Satisfactory math scores dropped 32 percent in districts where most students learned online. Students who learned in-person performed markedly better on the STAAR.

TEXAS, USA — Nearly 4 in 10 Texas public schoolers failed the STAAR math exams in 2021, representing a significant decline in student performance during the pandemic. 

In districts where students learned primarily online, satisfactory math scores dropped by 32 percent compared to 2019 STAAR results. In districts where students learned primarily in-person, satisfactory math scores dropped by 9 percent.

The COVID-19 pandemic prevented states from administering STAAR assessments in 2020.

"At the district level, there's clearly a correlation between performance on the tests and whether or not students were in the building," Northside ISD Superintendent Dr. Brian Woods said. 

The number of students who did met grade-level expectations fell at every age and in every subject, except English I and English II, according to the results the Texas Education Agency released Monday. 

About 86 percent of students in grades 3-8 participated in the test, down from 96 percent in 2019. Participation rates are close enough to fairly compare this year's results to the 2019 test's results, the state says. 

But Woods noted that the students who are traditionally most likely to perform poorly on the assessment were least likely to participate this year. 

"Frankly, I think the STAAR scores undersell the amount of work to be done," he said. 

The results demonstrate a particular challenge for math instructors who had to teach virtually. 

Roughly 37 percent of students did not meet or approach grade-level expectations in math, up from 21 percent in 2019. About 33 percent of students did not meet or approach grade-level expectations in math, up from 29 percent in 2019. 

"Reading-type learning is available to me, both inside the school and outside the school," Woods said. "Mathematics-type learning is really available in one place for most kids: the schoolhouse." 

Woods contends language skills are reinforced in books, on television, and in conversation.
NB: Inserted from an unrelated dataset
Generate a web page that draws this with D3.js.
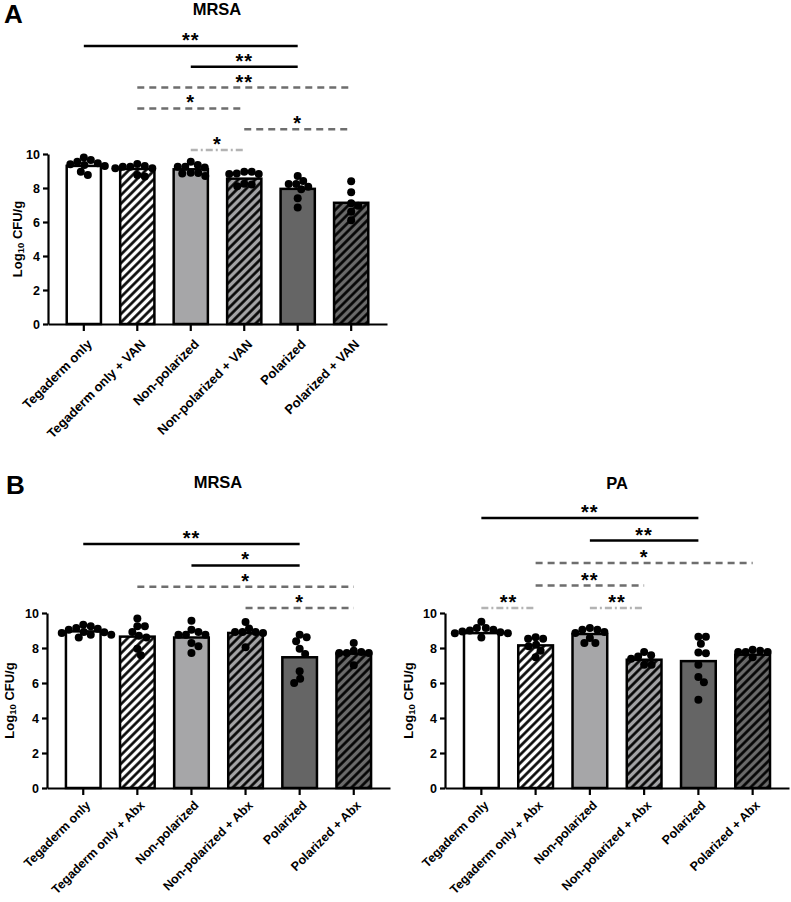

Math skills, he says, are rarely practiced outside the classroom.

Despite floundering results for remote learners, Woods and other local superintendents are urging lawmakers to establish a remote-learning option in state law during the special legislative session that begins July 8. 

He says some families, especially with younger children who are not yet eligible for a vaccine, should have a remote-learning option. 

"If the school district is careful and they curate who qualifies, virtual learning can be very successful for some students," he said. "Students have to be curated. It can't be a random group of students, or we will continue to see what we've already seen." 

Less than 500 Northside ISD families voiced interest in staying remote, Woods said. There are 105,000 students in the district.